> **Your task**: Quote the data below in full, minus the images.

> **Source data**:
# # # #

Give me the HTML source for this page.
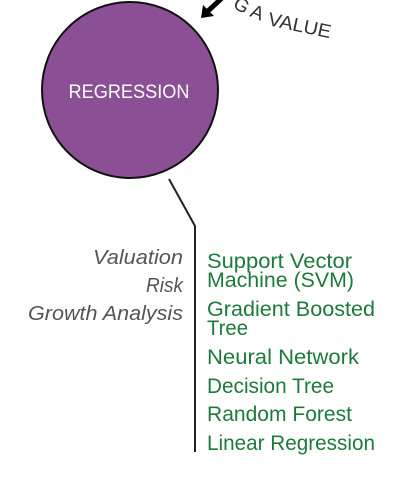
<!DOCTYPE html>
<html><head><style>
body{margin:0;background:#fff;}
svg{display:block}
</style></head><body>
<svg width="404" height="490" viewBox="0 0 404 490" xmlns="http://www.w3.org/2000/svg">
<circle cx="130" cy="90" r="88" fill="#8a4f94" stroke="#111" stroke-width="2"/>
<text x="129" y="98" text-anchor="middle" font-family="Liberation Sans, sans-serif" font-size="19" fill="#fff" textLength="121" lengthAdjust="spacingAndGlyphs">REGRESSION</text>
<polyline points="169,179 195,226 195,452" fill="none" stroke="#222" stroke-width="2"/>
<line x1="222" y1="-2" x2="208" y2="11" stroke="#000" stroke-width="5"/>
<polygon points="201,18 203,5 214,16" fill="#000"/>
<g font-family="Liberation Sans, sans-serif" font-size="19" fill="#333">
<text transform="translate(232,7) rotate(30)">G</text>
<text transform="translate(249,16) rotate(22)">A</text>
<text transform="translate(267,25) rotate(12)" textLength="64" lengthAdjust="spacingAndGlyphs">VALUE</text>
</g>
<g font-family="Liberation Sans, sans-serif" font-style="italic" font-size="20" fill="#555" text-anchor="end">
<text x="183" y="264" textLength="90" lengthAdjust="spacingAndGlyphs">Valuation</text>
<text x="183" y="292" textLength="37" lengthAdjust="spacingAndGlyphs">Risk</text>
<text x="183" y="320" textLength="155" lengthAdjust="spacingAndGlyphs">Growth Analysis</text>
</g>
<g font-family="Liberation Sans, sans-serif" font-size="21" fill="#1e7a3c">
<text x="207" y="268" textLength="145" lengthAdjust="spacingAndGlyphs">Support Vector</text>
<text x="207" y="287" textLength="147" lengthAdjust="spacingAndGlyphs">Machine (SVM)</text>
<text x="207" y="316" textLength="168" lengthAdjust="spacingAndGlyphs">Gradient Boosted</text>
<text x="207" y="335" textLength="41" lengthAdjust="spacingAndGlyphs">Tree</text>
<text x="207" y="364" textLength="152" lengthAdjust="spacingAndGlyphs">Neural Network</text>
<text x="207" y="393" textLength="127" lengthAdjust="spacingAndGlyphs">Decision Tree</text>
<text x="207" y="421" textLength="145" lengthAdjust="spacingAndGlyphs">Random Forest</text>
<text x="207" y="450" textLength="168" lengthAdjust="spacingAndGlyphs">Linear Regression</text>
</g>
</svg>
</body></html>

# # # #

> **The result**:
Give me the HTML source for this page.
<!DOCTYPE html>
<html><head><style>
body{margin:0;background:#fff;}
svg{display:block}
</style></head><body>
<svg width="404" height="490" viewBox="0 0 404 490" xmlns="http://www.w3.org/2000/svg">
<circle cx="130" cy="90" r="88" fill="#8a4f94" stroke="#111" stroke-width="2"/>
<text x="129" y="98" text-anchor="middle" font-family="Liberation Sans, sans-serif" font-size="19" fill="#fff" textLength="121" lengthAdjust="spacingAndGlyphs">REGRESSION</text>
<polyline points="169,179 195,226 195,452" fill="none" stroke="#222" stroke-width="2"/>
<line x1="222" y1="-2" x2="208" y2="11" stroke="#000" stroke-width="5"/>
<polygon points="201,18 203,5 214,16" fill="#000"/>
<g font-family="Liberation Sans, sans-serif" font-size="19" fill="#333">
<text transform="translate(232,7) rotate(30)">G</text>
<text transform="translate(249,16) rotate(22)">A</text>
<text transform="translate(267,25) rotate(12)" textLength="64" lengthAdjust="spacingAndGlyphs">VALUE</text>
</g>
<g font-family="Liberation Sans, sans-serif" font-style="italic" font-size="20" fill="#555" text-anchor="end">
<text x="183" y="264" textLength="90" lengthAdjust="spacingAndGlyphs">Valuation</text>
<text x="183" y="292" textLength="37" lengthAdjust="spacingAndGlyphs">Risk</text>
<text x="183" y="320" textLength="155" lengthAdjust="spacingAndGlyphs">Growth Analysis</text>
</g>
<g font-family="Liberation Sans, sans-serif" font-size="21" fill="#1e7a3c">
<text x="207" y="268" textLength="145" lengthAdjust="spacingAndGlyphs">Support Vector</text>
<text x="207" y="287" textLength="147" lengthAdjust="spacingAndGlyphs">Machine (SVM)</text>
<text x="207" y="316" textLength="168" lengthAdjust="spacingAndGlyphs">Gradient Boosted</text>
<text x="207" y="335" textLength="41" lengthAdjust="spacingAndGlyphs">Tree</text>
<text x="207" y="364" textLength="152" lengthAdjust="spacingAndGlyphs">Neural Network</text>
<text x="207" y="393" textLength="127" lengthAdjust="spacingAndGlyphs">Decision Tree</text>
<text x="207" y="421" textLength="145" lengthAdjust="spacingAndGlyphs">Random Forest</text>
<text x="207" y="450" textLength="168" lengthAdjust="spacingAndGlyphs">Linear Regression</text>
</g>
</svg>
</body></html>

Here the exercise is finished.